Jezus powiedział do swoich Apostołów: „Nie bójcie się ludzi. Nie ma bowiem nic zakrytego, co by nie miało być wyjawione, ani nic tajemnego, o czym by się nie miano dowiedzieć. Co mówię wam w ciemnościach, powtarzajcie jawnie, a co usłyszycie na ucho, rozgłaszajcie na dachach. Nie bójcie się tych, którzy zabijają ciało, lecz duszy zabić nie mogą. Bójcie się raczej tego, który duszę i ciało może zatracić w piekle. Czyż nie sprzedają dwóch wróbli za asa? A przecież żaden z nich bez woli Ojca waszego nie spadnie na ziemię. U was zaś nawet włosy na głowie wszystkie są policzone. Dlatego nie bójcie się: jesteście ważniejsi niż wiele wróbli. Do każdego więc, który się przyzna do Mnie przed ludźmi, przyznam się i Ja przed moim Ojcem, który jest w niebie. Lecz kto się Mnie zaprze przed ludźmi, tego zaprę się i Ja przed moim Ojcem, który jest w niebie”.
Św. Mateusz w rozdziale dziesiątym podaje wskazówki misyjne Jezusa. Kardynał Carlo Maria Martini odczytuje ten rozdział jako autobiografię Jezusa.

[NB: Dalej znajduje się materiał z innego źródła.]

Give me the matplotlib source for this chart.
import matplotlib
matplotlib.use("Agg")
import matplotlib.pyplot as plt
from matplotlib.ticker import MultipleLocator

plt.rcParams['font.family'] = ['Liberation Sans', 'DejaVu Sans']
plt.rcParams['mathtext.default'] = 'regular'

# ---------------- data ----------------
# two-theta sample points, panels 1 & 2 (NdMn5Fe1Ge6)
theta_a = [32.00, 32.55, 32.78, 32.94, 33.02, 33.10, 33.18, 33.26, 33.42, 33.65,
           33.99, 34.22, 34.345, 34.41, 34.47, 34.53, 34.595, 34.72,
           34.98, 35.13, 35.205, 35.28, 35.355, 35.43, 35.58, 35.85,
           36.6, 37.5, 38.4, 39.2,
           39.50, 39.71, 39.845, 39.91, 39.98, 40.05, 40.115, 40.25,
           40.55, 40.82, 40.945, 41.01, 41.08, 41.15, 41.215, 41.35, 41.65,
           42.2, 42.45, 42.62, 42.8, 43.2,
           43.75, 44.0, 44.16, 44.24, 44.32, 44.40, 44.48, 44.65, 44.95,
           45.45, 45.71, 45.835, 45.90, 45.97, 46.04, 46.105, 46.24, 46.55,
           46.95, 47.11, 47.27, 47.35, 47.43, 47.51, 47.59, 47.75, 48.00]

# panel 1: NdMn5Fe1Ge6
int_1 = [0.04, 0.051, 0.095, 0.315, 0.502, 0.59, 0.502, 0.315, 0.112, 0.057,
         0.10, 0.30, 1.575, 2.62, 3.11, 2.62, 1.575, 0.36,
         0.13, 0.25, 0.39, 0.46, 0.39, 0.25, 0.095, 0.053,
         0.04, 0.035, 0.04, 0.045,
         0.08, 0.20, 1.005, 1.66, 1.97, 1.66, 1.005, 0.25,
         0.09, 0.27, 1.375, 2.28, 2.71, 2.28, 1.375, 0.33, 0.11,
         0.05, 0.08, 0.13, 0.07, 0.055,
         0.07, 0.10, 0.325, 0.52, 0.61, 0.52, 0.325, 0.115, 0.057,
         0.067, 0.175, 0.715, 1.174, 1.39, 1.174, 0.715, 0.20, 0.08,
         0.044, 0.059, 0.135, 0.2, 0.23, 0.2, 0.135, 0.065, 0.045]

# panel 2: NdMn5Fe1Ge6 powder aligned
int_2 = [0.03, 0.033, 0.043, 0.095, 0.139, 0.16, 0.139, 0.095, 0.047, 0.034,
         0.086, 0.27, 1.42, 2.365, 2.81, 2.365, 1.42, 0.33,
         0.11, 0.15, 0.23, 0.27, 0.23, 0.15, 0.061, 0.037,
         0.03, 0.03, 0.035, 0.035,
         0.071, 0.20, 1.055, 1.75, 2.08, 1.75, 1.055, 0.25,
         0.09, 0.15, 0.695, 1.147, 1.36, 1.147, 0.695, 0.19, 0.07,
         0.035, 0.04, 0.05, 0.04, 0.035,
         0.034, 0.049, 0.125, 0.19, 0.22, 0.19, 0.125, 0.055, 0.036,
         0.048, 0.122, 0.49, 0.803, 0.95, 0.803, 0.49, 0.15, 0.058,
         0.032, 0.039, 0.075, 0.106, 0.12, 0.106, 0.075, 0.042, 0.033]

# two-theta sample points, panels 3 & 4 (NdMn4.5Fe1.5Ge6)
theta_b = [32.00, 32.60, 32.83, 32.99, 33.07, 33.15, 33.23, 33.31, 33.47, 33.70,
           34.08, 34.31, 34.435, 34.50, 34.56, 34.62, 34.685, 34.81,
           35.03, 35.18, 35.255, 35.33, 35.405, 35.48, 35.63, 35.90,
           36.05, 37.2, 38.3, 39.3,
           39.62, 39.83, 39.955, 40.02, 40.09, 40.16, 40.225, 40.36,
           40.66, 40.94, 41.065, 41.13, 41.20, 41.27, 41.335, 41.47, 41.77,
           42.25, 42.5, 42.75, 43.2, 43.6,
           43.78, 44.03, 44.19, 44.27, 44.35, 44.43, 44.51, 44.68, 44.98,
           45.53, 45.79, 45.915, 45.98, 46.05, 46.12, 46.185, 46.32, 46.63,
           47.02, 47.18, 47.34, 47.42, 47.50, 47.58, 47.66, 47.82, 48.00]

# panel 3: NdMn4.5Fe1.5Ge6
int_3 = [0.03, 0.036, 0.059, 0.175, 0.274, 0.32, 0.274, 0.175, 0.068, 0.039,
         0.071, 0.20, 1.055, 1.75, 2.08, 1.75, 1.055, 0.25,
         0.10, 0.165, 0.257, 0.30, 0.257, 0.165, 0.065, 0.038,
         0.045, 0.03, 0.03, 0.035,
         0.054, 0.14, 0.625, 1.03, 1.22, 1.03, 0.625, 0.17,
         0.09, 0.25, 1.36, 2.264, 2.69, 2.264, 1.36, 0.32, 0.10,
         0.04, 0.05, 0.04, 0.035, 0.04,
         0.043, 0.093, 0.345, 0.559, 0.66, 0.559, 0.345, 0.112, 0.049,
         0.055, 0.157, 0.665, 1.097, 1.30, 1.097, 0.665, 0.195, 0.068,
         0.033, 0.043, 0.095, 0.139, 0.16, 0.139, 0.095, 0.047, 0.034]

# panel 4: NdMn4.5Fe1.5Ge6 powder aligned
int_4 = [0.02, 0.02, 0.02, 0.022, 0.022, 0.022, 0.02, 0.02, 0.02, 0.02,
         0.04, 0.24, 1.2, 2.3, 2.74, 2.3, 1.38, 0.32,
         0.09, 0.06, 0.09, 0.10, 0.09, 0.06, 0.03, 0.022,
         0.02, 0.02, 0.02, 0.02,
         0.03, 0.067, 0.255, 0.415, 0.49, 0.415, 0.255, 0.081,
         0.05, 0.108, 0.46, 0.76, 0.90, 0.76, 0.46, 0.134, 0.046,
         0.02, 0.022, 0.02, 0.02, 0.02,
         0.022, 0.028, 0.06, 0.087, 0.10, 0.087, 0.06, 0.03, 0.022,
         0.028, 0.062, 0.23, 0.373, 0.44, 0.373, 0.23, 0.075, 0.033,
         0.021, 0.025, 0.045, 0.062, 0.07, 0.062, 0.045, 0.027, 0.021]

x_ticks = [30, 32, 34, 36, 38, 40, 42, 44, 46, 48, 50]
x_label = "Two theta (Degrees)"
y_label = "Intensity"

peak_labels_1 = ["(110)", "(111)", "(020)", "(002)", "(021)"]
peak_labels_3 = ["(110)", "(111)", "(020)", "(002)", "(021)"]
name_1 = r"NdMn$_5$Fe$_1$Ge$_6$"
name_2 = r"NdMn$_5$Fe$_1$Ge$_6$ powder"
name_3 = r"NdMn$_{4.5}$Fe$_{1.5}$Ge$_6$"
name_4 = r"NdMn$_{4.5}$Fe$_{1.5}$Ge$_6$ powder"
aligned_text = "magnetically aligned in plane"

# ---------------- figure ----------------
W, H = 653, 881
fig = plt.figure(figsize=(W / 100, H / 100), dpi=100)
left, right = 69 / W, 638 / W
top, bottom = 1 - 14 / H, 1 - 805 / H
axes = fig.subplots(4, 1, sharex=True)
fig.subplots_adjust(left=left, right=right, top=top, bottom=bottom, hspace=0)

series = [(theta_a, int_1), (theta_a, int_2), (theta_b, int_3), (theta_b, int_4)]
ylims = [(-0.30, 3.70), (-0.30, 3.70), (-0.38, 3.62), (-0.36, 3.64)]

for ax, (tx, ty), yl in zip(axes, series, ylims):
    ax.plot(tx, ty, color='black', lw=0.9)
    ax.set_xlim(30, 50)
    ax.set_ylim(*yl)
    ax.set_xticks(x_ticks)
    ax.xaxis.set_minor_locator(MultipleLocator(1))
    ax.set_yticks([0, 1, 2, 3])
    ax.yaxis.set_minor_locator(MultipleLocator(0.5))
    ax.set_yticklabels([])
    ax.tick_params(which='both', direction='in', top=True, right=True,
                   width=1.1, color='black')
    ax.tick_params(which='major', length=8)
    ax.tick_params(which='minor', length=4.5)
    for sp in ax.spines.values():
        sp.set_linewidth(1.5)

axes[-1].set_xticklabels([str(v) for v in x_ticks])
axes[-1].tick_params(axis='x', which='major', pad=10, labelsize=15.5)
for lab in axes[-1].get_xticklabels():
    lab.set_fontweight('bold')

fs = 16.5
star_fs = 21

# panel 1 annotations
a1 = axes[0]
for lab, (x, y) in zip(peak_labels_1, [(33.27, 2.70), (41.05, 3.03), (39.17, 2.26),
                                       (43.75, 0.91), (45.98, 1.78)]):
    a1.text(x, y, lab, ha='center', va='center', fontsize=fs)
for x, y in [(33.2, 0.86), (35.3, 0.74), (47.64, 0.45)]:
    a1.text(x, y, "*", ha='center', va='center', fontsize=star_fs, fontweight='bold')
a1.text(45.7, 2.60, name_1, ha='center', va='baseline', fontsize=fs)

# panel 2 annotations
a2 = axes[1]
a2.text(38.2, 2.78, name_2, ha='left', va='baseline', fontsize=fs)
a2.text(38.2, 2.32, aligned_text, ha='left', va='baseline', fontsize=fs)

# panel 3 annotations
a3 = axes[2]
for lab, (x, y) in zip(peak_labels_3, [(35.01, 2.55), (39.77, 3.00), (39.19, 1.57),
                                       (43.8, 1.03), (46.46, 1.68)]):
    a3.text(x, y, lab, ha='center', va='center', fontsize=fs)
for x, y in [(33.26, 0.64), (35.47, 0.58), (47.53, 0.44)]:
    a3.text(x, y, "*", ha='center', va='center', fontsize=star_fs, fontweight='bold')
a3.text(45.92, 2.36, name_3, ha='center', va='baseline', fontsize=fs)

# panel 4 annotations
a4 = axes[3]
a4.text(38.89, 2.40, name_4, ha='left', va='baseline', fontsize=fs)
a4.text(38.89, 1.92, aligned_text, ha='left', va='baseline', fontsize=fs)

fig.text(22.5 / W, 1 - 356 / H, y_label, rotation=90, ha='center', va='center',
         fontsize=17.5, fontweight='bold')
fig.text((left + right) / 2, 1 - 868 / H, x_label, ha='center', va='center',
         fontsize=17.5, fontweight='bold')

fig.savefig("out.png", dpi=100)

Jezus przekazuje uczniom prawdy, którymi sam żyje, które wciela w czyn.
Jezus, wysyłając uczniów na misje, przestrzega ich przed trudnościami. Misji nie zawsze towarzyszy sukces, poklask, przyjęcie. Uczniowie mogą napotkać obojętność, odrzucenie, a nawet więcej: wrogość, prześladowanie, agresję, bunt. Reakcje te wiążą się z głoszonym słowem. Ewangelia nie zawsze uspokaja, jest miła, przyjemna, łatwa… Życie według Ewangelii nie jest beztroskie. Przeciwnie, często wiąże się z trudem, krzyżem, wprowadza podziały, osądza serca, stawia przed koniecznością radykalnego wyboru. Dlatego nie zawsze spotyka się z przychylnym przyjęciem. Los uczniów Jezusa jest związany z losem Ewangelii a przede wszystkim z losem Jezusa: „Będziecie w nienawiści u wszystkich z powodu mego imienia’ (Mt 10, 22); „Uczeń nie przewyższa nauczyciela ani sługa swego pana. Jeśli pana domu przezwali Belzebubem, o ileż bardziej jego domowników tak nazwą” (Mt 10, 24-25).

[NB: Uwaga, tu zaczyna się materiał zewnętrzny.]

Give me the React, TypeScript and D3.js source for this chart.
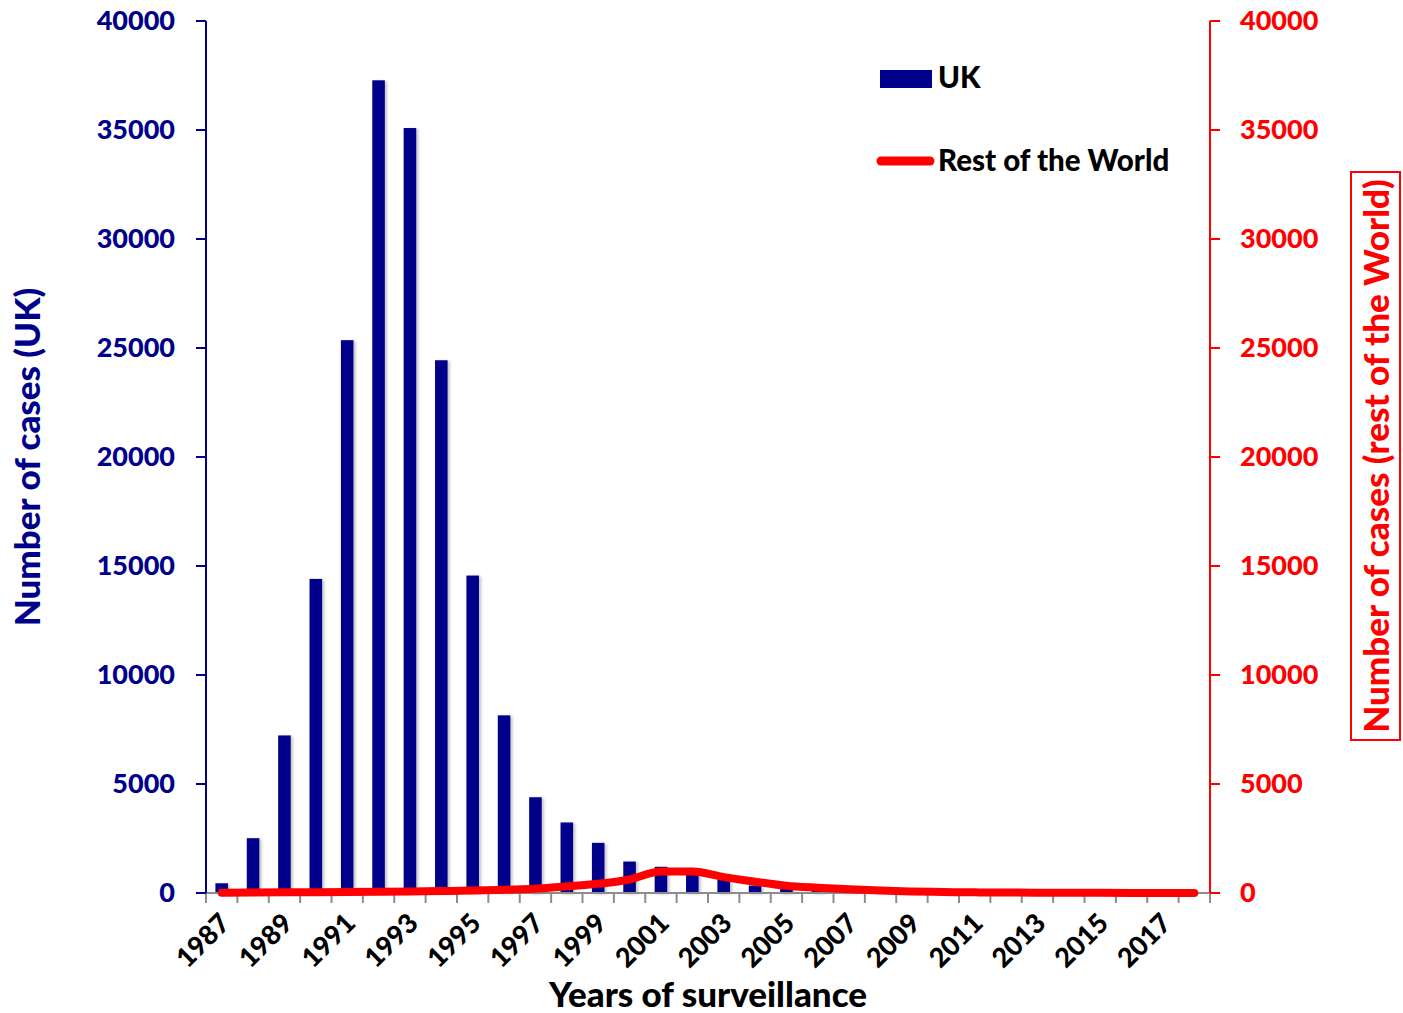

Uczniowie nie powinni jednak obawiać się trudności i prześladowań. Zaufanie Jezusowi i Bożej Opatrzności jest siłą do przezwyciężania wszystkich obaw i lęków: „Więc się ich nie bójcie!”. Boimy się szczególnie o nasze ciało, a więc o to, co jest przemijające. Lękamy się o nasz spokój, naszą sytuację, rodzinę, prestiż, posadę…, boimy się, by nie zostać odrzuconym, osamotnionym, wyszydzonym czy źle zrozumianym… Jezus wskazuje na „właściwą bojaźń”: „nie bójcie się tego, co może zaszkodzić waszemu ciału, bójcie się tego, co szkodzi waszemu duchowi, waszemu człowieczeństwu” (por. Mt 10, 28).
W czasie rozmów z osobami, które odprawiają rekolekcje, często słyszę o lęku, który paraliżuje i przeszkadza, by być sobą i odważnie wyznawać Jezusa. Taki lęk wypływa między innymi z braku zaufania i bojaźni Bożej. „Im bardziej zmniejsza się bojaźń Boża, tym silniej rośnie lęk przed ludźmi” (R. Cantalamessa).
Zaufanie Jezusowi oczywiście nie uchroni od trudności, ciosów, porażek, odrzucenia. Jednak rany nie przenikną do głębi naszego serca. Nie staniemy się przez nie zgorzkniali, cyniczni, ale pozostaniemy łagodni, kochający, umiejący przebaczać, świadomie kształtujący człowieczeństwo i świat. Nie jak kibice na stadionie, ale jako prawdziwi zawodnicy.
Czy nie sądzę, że Ewangelia powinna być lekka i dostosowana do oczekiwań ludzi współczesnych? Jakie są moje lęki? Czego obawiam się najbardziej? Czy potrafię odróżnić lęki od bojaźni Bożej? Czy mam odwagę wyznawać Jezusa dziś?